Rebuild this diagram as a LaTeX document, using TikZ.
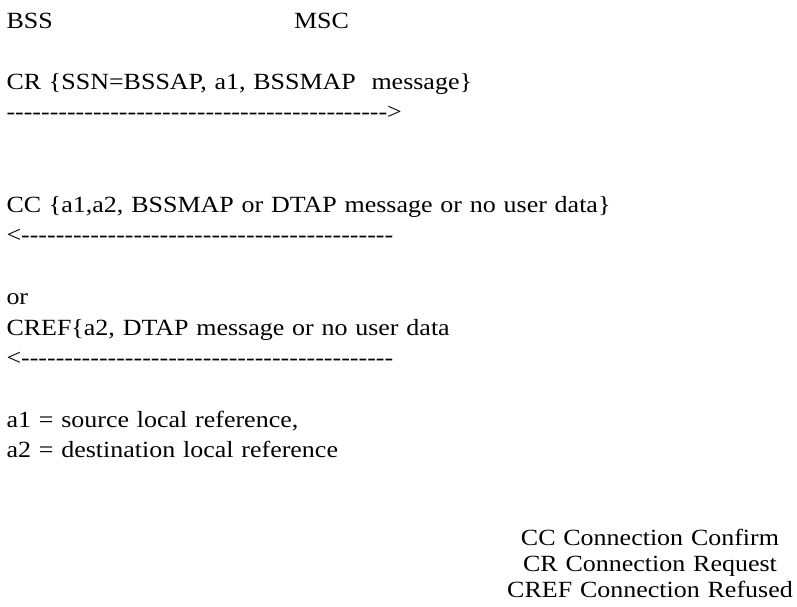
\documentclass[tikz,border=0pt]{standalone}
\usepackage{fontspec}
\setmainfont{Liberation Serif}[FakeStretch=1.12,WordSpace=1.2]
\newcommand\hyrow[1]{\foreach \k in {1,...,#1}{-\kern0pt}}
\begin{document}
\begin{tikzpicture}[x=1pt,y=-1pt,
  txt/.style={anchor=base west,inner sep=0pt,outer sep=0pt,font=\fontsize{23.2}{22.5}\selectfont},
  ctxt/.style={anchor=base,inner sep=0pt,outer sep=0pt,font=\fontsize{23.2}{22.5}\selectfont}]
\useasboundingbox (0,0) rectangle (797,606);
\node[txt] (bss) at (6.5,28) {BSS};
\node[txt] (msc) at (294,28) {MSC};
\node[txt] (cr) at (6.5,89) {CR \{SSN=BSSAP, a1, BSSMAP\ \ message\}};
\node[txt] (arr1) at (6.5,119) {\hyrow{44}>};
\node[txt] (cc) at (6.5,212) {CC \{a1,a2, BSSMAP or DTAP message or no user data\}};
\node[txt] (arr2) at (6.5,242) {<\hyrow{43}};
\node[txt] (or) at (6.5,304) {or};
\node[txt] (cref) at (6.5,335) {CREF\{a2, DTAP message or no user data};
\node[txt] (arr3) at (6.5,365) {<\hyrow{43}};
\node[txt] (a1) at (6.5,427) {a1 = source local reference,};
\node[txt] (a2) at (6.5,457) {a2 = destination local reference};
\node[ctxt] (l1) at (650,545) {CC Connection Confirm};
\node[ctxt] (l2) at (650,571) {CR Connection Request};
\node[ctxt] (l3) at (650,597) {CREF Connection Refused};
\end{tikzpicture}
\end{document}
···
Write out again every line above exactly as given; the pictures do not belong in the copy.

ANSWER FOR THE TASK:
Rebuild this diagram as a LaTeX document, using TikZ.
\documentclass[tikz,border=0pt]{standalone}
\usepackage{fontspec}
\setmainfont{Liberation Serif}[FakeStretch=1.12,WordSpace=1.2]
\newcommand\hyrow[1]{\foreach \k in {1,...,#1}{-\kern0pt}}
\begin{document}
\begin{tikzpicture}[x=1pt,y=-1pt,
  txt/.style={anchor=base west,inner sep=0pt,outer sep=0pt,font=\fontsize{23.2}{22.5}\selectfont},
  ctxt/.style={anchor=base,inner sep=0pt,outer sep=0pt,font=\fontsize{23.2}{22.5}\selectfont}]
\useasboundingbox (0,0) rectangle (797,606);
\node[txt] (bss) at (6.5,28) {BSS};
\node[txt] (msc) at (294,28) {MSC};
\node[txt] (cr) at (6.5,89) {CR \{SSN=BSSAP, a1, BSSMAP\ \ message\}};
\node[txt] (arr1) at (6.5,119) {\hyrow{44}>};
\node[txt] (cc) at (6.5,212) {CC \{a1,a2, BSSMAP or DTAP message or no user data\}};
\node[txt] (arr2) at (6.5,242) {<\hyrow{43}};
\node[txt] (or) at (6.5,304) {or};
\node[txt] (cref) at (6.5,335) {CREF\{a2, DTAP message or no user data};
\node[txt] (arr3) at (6.5,365) {<\hyrow{43}};
\node[txt] (a1) at (6.5,427) {a1 = source local reference,};
\node[txt] (a2) at (6.5,457) {a2 = destination local reference};
\node[ctxt] (l1) at (650,545) {CC Connection Confirm};
\node[ctxt] (l2) at (650,571) {CR Connection Request};
\node[ctxt] (l3) at (650,597) {CREF Connection Refused};
\end{tikzpicture}
\end{document}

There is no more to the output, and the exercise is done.